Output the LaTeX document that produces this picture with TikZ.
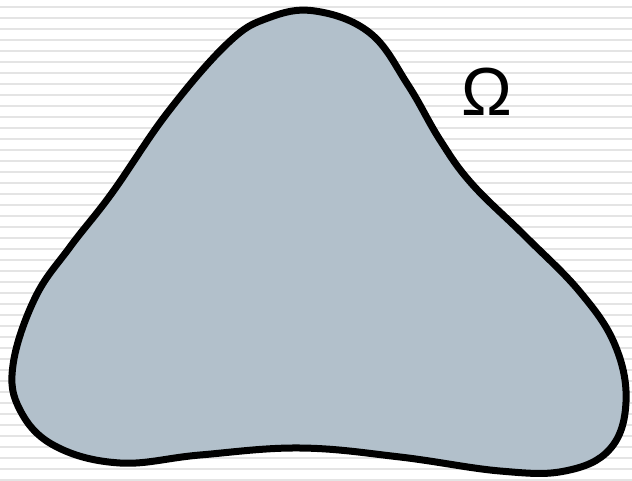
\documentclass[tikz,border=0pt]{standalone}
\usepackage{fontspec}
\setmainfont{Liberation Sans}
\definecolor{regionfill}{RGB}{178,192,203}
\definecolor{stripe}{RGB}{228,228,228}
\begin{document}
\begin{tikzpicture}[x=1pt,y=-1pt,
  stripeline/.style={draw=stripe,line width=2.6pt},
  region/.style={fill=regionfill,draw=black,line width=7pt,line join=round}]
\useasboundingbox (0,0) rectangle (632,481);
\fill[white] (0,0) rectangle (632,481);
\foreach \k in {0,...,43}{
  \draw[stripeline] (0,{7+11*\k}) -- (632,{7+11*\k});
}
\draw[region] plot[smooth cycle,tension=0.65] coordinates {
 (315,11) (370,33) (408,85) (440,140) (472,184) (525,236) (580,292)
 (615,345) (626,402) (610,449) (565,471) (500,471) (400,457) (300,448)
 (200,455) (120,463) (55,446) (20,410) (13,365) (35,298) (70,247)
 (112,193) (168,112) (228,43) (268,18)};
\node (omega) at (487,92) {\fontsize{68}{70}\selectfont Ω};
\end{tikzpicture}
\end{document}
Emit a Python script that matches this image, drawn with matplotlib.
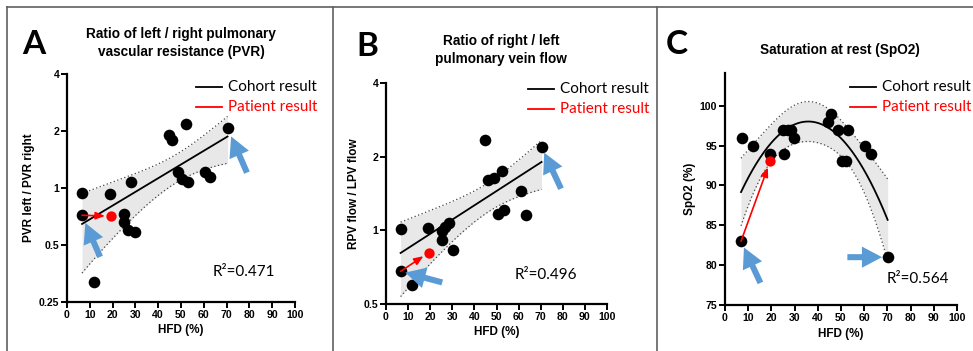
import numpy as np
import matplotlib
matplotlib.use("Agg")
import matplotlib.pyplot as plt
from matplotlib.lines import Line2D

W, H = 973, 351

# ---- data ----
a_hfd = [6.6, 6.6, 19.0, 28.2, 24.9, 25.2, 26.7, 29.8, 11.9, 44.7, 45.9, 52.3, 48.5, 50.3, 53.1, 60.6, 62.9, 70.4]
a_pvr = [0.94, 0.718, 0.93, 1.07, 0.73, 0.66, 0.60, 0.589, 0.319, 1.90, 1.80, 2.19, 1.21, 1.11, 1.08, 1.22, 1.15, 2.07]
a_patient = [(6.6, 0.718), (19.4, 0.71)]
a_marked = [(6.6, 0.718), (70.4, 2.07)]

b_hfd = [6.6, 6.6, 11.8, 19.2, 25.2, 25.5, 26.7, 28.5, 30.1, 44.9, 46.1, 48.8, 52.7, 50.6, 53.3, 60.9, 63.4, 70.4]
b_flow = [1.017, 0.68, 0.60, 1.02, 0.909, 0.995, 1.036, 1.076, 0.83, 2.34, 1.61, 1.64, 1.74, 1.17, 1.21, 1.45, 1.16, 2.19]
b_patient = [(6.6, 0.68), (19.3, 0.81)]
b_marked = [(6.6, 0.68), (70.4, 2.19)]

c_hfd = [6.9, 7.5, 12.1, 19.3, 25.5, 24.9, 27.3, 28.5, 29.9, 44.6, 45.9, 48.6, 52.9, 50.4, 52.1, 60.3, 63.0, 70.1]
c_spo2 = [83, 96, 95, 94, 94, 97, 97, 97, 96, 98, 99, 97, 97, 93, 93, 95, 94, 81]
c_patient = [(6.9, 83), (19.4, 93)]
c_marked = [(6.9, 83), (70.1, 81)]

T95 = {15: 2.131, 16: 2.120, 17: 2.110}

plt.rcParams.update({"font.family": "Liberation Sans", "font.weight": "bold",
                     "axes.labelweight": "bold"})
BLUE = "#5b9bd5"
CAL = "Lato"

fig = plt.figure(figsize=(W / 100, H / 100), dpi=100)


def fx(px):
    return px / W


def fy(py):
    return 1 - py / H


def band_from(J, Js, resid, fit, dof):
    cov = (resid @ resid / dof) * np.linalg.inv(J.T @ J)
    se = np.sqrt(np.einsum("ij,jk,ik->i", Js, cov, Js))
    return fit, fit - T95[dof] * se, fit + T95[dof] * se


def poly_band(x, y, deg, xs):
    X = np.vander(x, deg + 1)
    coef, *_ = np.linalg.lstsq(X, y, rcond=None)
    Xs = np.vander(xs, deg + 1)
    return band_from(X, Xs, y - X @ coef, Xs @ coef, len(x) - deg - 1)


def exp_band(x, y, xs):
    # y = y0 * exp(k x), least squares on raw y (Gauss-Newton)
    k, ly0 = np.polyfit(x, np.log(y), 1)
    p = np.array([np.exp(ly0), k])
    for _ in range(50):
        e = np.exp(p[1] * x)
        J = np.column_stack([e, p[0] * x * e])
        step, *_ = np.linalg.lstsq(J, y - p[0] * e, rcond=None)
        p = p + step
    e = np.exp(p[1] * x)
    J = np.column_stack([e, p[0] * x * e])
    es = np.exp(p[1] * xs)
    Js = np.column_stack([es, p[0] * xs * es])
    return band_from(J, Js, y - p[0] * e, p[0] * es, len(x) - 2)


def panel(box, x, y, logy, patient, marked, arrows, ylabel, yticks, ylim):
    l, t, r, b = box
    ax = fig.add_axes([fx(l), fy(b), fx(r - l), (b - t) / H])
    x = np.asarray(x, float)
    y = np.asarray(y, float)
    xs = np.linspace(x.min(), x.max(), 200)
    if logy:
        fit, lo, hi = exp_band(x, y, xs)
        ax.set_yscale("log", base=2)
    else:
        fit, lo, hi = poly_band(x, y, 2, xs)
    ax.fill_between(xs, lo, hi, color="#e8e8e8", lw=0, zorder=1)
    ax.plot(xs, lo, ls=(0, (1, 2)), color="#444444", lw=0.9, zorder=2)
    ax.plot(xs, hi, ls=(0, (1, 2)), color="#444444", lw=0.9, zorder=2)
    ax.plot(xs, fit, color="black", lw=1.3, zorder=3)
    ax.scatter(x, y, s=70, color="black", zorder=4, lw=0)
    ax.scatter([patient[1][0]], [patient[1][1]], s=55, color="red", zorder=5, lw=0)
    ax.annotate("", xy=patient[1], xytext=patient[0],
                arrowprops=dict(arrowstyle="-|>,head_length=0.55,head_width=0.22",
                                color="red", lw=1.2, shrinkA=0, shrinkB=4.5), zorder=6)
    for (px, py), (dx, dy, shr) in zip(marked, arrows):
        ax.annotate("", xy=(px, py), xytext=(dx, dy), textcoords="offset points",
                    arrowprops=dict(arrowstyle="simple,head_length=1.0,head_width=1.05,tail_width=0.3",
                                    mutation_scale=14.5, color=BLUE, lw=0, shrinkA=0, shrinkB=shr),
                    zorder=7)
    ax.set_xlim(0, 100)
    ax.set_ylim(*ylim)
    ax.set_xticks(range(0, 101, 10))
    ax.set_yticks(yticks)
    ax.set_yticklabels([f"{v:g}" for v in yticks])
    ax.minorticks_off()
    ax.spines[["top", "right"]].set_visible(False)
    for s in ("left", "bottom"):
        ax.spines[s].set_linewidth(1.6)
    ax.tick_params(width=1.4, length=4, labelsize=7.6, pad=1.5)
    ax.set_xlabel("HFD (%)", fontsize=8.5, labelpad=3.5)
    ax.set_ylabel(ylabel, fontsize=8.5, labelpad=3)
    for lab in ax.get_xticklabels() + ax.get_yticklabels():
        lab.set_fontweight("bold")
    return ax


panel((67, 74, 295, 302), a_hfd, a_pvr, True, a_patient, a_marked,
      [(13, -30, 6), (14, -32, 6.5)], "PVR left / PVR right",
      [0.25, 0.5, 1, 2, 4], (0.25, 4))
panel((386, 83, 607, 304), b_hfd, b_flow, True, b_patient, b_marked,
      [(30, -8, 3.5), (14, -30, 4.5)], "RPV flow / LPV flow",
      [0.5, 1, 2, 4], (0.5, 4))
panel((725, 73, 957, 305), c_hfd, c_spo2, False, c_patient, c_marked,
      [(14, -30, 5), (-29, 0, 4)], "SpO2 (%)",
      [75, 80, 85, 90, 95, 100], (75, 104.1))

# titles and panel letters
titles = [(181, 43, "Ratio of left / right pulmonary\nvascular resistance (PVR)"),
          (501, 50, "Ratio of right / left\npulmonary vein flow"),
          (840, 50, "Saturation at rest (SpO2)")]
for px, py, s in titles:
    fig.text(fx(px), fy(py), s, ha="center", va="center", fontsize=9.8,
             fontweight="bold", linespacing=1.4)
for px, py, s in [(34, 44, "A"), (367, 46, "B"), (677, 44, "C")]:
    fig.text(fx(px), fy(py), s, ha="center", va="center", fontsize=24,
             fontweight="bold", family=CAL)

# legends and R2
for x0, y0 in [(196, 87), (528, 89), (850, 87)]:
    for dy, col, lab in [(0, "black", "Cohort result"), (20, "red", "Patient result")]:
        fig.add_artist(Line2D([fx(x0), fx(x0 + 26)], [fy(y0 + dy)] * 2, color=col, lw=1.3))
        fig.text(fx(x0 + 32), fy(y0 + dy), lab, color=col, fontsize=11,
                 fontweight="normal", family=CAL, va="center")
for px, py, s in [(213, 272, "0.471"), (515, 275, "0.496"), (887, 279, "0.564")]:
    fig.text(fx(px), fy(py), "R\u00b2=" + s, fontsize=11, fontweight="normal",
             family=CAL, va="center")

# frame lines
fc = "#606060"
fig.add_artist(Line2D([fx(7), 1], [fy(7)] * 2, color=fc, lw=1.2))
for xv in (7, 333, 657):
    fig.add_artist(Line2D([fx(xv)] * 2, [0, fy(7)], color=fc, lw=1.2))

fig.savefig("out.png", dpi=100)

* * *

*EXERCISE PROMPT*: Above are the records. Copy word for word only their lines from the one holding "Emit a Python" through the one holding "W, H = 973, 351", both included, and skip the images.

*SOLUTION TO THIS TASK*:
Emit a Python script that matches this image, drawn with matplotlib.
import numpy as np
import matplotlib
matplotlib.use("Agg")
import matplotlib.pyplot as plt
from matplotlib.lines import Line2D

W, H = 973, 351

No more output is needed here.